We lived in a one-room apartment at the boatyard for 9 days. There was so much stuff onboard Ocean Song, and the lithium installation was very involved; therefore, it made sense for us to move ashore for a while. Aaron had to cut the electricity for long periods, and it was easier for him to leave it off rather than reconnecting things for us at night. Also, we cleared everything out of our freezer and refrigerators while Aaron was doing his work. We checked in at the boat multiple times a day to keep up with the progress. We also had our sails cleaned, restitched, and some general upgrades made to parts of our running rigging (the ropes, once installed it becomes a line, a rope with a purpose).

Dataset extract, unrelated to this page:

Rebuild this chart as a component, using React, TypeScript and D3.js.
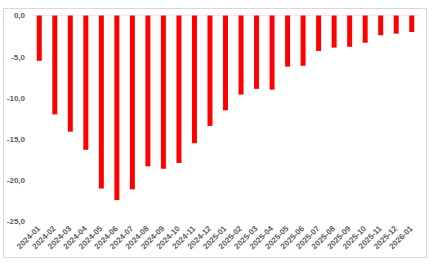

We were also getting ready for my sister, Lynn, and our nephew, Bryan, to visit at the end of October for a couple of weeks. They were our first visitors! We had lots of things shipped to them back home that they brought to us. Most things cruisers need are available here in Grenada, but there are things we simply can’t find here. It was like an early Christmas onboard Ocean Song when they arrived. Their visit ended 2 weeks ago. Linda will do a follow-up post about their visit, which was great!
Since Lynn and Bryan left, we’ve been moored outside St. George’s, Grenada’s capital. We will be heading about 8nm back over to Woburn for a day or two to do a couple of (hopefully) minor electrical projects. Sean Mulcahy will be helping us with those projects. We’re installing a new VHF radio and hard-wired handheld at the helm, running Starlink cables, rewiring our anchor windlass, and the hour meter on our water maker. There is never, literally never, a time when there aren’t at least two or three minor boat projects ongoing. Ongoing boat projects are the norm on any liveaboard boat, they never end.
These projects should take no more than 2 days to complete (Ha-ha). Once completed the plan is to head to Tyrell Bay on the island of Carriacou where we’ll check out of Grenada. Then we will sail to Admiralty Bay on the island of Bequia for a few days. Next, we will head farther up-island stopping at a few islands briefly but intending to get to the USVI by mid-December.